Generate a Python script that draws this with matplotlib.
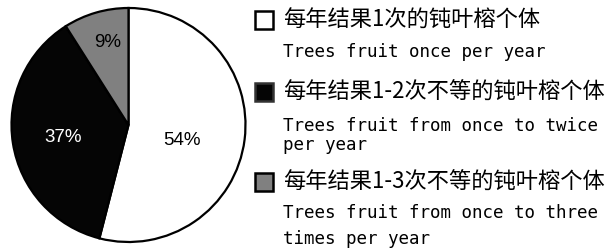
----
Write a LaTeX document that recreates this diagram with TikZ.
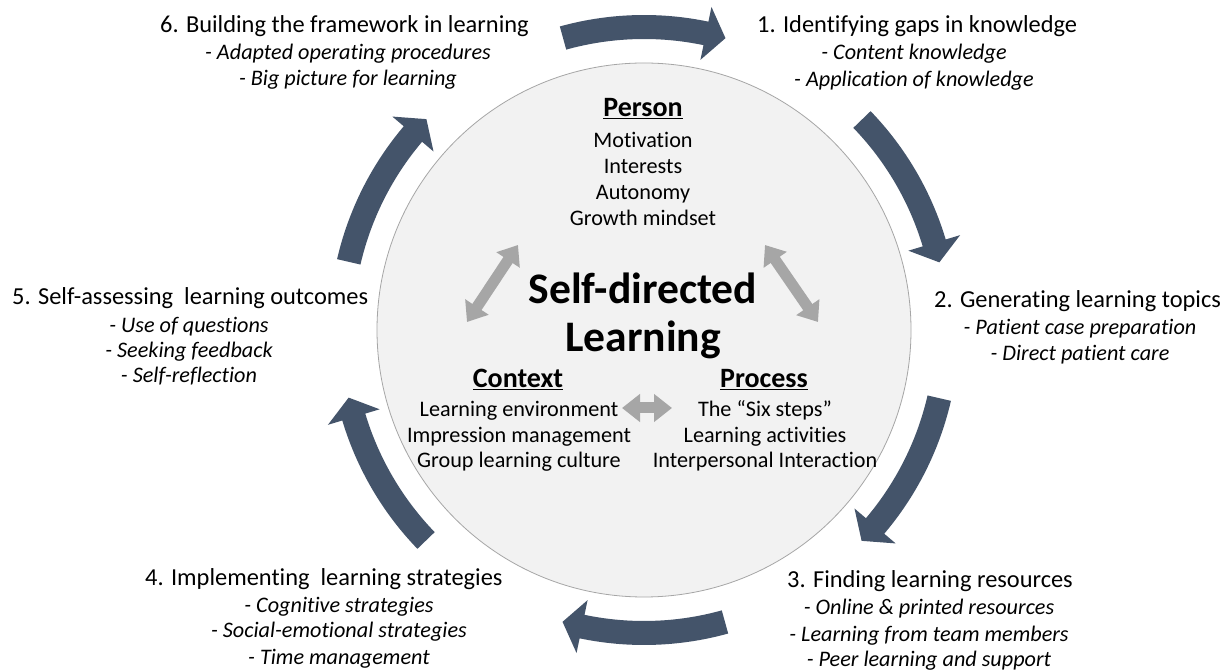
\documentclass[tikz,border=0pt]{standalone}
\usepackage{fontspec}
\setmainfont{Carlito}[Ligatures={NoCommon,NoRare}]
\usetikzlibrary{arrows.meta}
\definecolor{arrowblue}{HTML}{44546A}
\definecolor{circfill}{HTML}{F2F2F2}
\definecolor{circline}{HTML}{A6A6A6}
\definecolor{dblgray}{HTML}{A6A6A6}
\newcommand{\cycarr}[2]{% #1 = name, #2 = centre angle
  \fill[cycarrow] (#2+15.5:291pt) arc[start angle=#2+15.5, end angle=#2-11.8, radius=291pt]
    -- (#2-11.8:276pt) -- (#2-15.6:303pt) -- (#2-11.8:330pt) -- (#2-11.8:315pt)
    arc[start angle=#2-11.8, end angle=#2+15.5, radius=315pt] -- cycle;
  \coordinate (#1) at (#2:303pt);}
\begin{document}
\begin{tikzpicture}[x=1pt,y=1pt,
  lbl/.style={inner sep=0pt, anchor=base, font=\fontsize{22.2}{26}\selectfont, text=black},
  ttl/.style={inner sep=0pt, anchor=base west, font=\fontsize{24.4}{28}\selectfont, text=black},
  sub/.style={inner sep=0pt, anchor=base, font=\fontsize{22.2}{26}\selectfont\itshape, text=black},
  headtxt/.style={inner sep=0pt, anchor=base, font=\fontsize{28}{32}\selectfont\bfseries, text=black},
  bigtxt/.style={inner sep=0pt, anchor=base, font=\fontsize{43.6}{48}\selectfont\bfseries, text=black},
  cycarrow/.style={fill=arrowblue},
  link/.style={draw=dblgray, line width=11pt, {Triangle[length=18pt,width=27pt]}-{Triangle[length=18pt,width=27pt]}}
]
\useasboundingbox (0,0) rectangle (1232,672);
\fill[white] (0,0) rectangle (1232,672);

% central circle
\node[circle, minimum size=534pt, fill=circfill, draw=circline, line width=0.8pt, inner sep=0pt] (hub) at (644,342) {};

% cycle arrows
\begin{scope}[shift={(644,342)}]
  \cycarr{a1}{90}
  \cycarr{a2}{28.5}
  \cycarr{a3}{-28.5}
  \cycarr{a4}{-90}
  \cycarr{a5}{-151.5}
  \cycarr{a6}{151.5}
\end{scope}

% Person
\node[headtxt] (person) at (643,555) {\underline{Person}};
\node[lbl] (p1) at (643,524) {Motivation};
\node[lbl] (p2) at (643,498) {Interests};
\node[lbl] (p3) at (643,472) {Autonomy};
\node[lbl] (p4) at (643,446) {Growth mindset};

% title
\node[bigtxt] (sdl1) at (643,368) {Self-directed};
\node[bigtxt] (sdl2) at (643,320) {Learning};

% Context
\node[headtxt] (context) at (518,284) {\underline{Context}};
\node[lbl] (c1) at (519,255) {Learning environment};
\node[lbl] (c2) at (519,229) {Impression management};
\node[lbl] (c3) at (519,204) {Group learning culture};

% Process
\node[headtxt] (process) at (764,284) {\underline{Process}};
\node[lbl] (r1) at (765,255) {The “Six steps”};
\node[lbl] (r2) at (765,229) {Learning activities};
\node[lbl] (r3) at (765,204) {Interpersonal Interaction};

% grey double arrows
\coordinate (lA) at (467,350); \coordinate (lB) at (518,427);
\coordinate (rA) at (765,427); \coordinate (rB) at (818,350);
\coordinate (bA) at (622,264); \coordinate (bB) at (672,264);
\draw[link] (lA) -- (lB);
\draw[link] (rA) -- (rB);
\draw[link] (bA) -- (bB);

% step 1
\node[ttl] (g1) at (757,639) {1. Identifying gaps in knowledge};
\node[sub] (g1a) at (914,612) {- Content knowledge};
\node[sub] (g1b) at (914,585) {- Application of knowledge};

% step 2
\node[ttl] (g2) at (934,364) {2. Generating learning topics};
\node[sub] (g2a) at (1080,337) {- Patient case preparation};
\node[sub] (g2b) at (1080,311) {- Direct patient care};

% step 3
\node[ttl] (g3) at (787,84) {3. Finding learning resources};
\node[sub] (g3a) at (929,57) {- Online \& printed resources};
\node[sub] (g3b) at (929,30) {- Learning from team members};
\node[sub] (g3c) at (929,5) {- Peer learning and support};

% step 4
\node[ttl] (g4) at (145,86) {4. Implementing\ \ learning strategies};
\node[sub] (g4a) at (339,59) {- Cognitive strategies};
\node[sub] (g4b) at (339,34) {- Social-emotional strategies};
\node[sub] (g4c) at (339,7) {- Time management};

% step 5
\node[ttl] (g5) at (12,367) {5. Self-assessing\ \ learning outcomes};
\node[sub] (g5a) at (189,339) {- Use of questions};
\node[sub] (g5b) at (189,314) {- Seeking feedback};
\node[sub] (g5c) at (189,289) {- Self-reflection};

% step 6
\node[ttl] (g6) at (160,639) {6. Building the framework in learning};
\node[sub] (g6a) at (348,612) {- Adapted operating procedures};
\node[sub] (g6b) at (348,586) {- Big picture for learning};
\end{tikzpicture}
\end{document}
----
**WORK TO BE COMPLETED:**
Look for "with" and pull out every line that has it.

**EXPECTED ANSWER:**
Generate a Python script that draws this with matplotlib.
Write a LaTeX document that recreates this diagram with TikZ.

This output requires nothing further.